- _What is expected_: Pull out all lines from the listing below in which the word "chart" appears.

- _Given data_:
BEGIN
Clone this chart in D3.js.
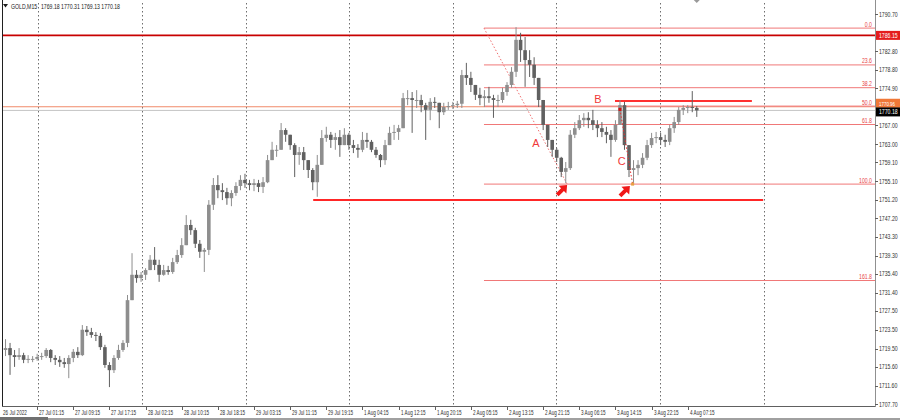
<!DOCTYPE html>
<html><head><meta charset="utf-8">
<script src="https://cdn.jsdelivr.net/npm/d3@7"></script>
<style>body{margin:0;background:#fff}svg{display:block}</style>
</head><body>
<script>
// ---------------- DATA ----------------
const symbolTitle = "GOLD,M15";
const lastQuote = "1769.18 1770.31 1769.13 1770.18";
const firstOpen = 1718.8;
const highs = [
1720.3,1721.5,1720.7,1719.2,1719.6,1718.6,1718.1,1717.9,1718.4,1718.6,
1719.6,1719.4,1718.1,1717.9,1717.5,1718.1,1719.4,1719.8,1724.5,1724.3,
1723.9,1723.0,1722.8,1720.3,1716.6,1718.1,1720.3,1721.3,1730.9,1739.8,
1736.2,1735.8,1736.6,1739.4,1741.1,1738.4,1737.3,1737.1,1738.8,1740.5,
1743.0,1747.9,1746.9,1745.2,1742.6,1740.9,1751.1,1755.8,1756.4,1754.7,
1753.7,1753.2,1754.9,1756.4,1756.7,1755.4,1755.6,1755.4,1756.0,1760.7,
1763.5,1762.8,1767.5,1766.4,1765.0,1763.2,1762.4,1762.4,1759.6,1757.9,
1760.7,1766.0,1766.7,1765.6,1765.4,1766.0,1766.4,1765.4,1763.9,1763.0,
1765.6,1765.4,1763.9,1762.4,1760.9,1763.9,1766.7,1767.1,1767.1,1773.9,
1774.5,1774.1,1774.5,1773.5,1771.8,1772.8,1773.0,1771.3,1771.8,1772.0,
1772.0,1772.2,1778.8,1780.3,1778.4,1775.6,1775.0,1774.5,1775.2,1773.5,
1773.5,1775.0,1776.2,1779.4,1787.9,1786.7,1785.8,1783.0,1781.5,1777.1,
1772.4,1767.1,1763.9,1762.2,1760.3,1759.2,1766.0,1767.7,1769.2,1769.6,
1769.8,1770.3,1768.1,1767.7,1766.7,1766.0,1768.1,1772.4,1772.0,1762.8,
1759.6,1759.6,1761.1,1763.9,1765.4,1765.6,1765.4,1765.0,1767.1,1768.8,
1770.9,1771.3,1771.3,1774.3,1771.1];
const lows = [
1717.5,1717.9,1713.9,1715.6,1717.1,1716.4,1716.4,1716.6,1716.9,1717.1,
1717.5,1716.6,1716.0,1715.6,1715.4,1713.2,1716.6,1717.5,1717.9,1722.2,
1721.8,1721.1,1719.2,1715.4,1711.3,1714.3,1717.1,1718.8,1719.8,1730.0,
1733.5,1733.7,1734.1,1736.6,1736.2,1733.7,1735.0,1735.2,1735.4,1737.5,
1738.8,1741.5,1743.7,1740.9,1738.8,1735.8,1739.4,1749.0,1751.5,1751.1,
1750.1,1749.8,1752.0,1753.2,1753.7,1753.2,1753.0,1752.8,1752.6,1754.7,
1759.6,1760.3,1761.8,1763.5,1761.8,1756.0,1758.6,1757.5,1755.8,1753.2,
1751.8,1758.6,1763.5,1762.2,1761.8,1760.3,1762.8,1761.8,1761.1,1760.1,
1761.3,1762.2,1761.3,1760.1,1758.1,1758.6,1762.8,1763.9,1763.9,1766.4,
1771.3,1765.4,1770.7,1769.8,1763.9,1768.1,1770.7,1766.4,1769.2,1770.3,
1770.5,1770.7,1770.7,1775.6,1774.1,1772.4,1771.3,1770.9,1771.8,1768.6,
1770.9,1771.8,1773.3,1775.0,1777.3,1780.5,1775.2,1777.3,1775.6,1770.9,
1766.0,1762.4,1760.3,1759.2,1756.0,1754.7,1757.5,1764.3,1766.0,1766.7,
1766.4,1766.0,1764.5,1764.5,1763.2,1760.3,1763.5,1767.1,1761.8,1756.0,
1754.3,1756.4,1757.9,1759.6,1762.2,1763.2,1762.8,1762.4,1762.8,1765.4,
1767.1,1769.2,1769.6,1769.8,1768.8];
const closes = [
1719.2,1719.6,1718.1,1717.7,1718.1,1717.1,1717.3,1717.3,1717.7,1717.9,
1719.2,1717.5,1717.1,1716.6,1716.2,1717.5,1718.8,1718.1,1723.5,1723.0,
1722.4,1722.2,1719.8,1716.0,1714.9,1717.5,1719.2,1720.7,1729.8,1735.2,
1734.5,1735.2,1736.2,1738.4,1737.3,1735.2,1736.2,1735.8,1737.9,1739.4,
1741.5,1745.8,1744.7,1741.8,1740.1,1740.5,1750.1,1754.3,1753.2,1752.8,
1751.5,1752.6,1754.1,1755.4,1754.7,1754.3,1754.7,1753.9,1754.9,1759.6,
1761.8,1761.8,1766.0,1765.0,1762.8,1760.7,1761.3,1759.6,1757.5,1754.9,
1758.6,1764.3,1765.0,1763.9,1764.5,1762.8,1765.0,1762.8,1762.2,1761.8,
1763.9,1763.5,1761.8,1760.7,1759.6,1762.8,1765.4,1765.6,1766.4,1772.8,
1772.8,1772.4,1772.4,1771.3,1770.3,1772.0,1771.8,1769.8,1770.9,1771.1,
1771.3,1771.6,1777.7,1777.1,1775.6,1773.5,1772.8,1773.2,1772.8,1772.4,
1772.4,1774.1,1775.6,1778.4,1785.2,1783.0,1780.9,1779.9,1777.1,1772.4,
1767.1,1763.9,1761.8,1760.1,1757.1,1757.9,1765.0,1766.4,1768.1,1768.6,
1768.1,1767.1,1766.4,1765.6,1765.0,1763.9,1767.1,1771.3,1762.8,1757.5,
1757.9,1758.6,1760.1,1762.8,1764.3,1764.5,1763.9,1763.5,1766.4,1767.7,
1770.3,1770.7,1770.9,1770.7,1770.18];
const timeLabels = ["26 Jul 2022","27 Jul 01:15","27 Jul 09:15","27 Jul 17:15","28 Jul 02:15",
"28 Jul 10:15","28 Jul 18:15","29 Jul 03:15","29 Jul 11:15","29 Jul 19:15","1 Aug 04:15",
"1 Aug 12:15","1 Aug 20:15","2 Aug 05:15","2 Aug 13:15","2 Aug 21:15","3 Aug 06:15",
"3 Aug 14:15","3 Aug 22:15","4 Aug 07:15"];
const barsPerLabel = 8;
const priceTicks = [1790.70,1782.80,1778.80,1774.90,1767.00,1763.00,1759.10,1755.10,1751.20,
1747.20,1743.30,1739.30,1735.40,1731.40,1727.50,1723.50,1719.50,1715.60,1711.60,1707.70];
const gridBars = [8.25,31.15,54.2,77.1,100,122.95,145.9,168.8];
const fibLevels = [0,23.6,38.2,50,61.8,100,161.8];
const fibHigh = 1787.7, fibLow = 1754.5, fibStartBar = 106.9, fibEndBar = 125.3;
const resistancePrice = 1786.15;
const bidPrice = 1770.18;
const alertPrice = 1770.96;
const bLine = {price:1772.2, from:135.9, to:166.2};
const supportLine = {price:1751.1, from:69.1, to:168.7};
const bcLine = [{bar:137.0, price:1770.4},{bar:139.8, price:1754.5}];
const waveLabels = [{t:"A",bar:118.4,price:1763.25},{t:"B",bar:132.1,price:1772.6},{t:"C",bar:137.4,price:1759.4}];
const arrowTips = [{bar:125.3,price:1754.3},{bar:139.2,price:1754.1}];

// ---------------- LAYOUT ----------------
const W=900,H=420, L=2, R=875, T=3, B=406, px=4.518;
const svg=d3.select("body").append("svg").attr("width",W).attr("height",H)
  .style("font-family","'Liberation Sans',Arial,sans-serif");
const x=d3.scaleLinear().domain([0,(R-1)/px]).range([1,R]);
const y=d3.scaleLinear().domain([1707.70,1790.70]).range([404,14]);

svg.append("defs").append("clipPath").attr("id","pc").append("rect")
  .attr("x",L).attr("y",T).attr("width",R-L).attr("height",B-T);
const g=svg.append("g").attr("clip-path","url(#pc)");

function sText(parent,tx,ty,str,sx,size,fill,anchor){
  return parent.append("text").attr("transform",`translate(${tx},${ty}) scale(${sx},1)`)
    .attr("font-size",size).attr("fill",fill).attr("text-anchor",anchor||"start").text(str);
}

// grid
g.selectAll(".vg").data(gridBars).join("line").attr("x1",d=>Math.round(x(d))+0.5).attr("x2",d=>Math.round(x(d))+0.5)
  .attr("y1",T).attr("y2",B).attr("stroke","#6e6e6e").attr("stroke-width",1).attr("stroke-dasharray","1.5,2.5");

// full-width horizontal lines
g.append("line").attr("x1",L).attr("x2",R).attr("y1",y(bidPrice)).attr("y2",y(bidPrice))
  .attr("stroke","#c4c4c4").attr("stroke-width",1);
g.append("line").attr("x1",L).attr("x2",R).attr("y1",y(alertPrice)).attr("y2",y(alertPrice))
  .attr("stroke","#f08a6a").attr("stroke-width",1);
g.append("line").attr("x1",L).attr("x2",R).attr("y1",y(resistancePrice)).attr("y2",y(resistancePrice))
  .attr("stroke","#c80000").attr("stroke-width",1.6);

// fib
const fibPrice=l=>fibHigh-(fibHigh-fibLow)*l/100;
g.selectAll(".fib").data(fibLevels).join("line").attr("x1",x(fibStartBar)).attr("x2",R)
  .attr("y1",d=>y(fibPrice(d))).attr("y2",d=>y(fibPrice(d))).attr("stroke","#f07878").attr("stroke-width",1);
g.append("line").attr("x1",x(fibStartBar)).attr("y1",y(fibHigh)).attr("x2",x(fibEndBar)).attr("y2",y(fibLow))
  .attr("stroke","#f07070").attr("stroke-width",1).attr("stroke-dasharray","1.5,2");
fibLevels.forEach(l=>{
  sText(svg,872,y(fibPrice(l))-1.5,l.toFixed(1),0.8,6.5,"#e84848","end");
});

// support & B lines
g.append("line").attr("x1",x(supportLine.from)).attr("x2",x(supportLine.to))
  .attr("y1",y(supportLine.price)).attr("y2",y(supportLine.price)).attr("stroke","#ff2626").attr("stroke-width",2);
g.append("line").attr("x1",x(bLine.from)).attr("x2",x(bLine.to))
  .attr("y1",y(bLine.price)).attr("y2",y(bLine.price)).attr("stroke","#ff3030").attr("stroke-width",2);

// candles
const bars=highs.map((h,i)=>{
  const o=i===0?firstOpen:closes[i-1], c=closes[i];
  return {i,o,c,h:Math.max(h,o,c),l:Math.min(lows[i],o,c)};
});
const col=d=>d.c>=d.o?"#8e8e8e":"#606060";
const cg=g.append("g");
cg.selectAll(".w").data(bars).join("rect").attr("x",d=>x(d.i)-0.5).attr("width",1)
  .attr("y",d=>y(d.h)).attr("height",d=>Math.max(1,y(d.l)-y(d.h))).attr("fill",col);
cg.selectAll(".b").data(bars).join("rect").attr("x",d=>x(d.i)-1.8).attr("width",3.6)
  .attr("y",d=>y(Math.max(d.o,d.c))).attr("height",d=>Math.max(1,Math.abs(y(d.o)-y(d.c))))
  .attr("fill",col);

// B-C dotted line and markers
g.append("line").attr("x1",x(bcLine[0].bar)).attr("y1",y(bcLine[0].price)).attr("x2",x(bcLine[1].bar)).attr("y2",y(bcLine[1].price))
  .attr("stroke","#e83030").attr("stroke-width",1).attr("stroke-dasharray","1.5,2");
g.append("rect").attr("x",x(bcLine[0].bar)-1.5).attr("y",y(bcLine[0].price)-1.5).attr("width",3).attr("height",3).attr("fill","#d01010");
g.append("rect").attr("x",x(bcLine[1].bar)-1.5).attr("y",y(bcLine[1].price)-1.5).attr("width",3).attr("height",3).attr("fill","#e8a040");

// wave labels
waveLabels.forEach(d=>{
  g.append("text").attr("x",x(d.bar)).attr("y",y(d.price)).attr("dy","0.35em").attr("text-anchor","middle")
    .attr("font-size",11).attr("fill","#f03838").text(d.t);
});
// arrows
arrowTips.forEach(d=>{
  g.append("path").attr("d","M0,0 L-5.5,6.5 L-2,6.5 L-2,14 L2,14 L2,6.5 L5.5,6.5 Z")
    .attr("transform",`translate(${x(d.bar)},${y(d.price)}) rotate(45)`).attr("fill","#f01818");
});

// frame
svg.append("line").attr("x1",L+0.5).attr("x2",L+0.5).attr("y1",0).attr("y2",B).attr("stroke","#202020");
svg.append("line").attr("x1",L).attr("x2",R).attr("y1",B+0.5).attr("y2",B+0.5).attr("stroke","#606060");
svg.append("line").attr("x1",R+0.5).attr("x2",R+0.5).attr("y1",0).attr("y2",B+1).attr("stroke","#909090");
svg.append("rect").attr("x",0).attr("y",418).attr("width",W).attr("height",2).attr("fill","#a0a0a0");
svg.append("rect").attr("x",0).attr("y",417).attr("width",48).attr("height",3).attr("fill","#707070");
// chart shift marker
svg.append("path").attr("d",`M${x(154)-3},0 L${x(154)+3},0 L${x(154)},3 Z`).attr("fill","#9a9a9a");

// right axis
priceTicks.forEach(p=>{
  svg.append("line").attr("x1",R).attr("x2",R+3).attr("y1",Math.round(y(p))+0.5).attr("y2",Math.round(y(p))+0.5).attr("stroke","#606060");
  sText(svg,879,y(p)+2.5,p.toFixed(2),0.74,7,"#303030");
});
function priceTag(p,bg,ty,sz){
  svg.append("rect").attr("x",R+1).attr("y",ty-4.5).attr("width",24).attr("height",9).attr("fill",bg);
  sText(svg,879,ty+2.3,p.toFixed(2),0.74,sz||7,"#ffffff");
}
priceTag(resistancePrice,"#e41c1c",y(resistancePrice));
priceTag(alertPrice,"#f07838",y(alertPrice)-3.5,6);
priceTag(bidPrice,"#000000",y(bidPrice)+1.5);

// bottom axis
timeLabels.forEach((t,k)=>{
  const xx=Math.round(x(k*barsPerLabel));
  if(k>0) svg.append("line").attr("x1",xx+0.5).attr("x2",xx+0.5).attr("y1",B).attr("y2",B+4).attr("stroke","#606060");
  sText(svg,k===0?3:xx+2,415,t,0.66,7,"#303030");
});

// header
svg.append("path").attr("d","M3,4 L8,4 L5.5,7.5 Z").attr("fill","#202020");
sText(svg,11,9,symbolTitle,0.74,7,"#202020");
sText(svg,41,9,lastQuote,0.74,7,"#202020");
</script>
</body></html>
END
- _Response below_:
Clone this chart in D3.js.
// chart shift marker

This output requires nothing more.